Between Grand Parade and Parnell Place, the street is a shopping street. This section of the street is also home to Cork's General Post Office. A small lane, known as Market Lane, provides access to the English Market. There are over one hundred independent retailers on the street, many of which have been family-owned for several generations.

It is also one of a number of nightlife centres in Cork - although there are more bars and restaurants on the neighbouring side streets than on Oliver Plunkett Street itself.

Between Parnell Place and Custom House Quay, the east end of the street is known as Oliver Plunkett Street Lower.

==Pedestrianisation==
Princes Street, a small street which connects Oliver Plunkett Street to St. Patrick's Street, was the first street to be pedestrianised in Ireland in 1971. Further streets adjoining Oliver Plunkett Street were pedestrianised in 1976.

While the pedestrianisation of Oliver Plunkett Street was suspended as part of the initial COVID-19 pandemic restrictions in Ireland, this was reversed in May 2020. In the same month it was announced that the temporary pedestrianisation of Pembroke Street would be examined. By June 2020, the Reimagining Cork programme was launched. It included the pedestrianisation of several streets off Oliver Plunkett Street, including Princes Street, Pembroke Street and Caroline Street. By September 2020 this had been made permanent.
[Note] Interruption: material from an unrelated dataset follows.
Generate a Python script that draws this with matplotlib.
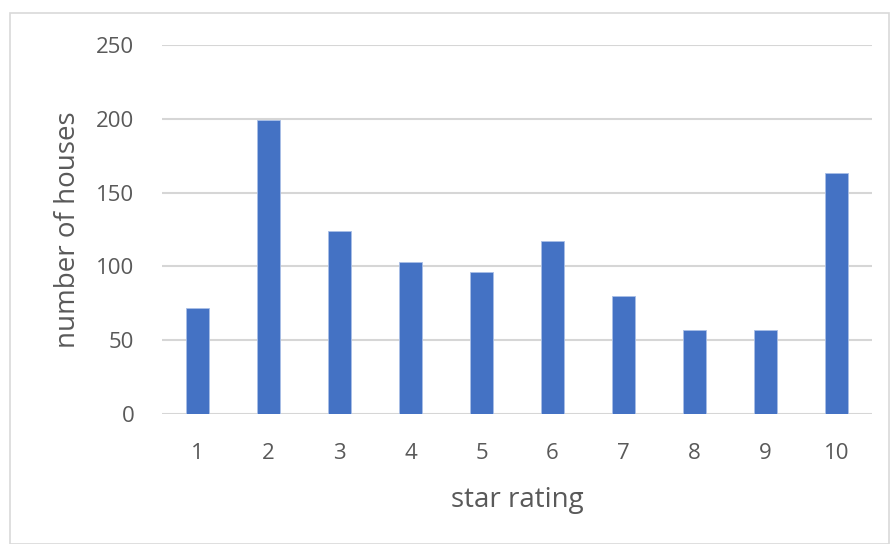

By 2021, the hours in which cars were forbidden in the Oliver Plunkett Street area had been extended to 11am to 4am. As of 2024, all streets leading off Oliver Plunkett Street - towards St Patricks Street and South Mall - are pedestrianised from 11am to 4am. Oliver Plunkett Street Lower, however, is open to vehicular traffic.

==Awards==
The street won the 'Great Street Award', awarded by London's Academy of Urbanism, in 2016.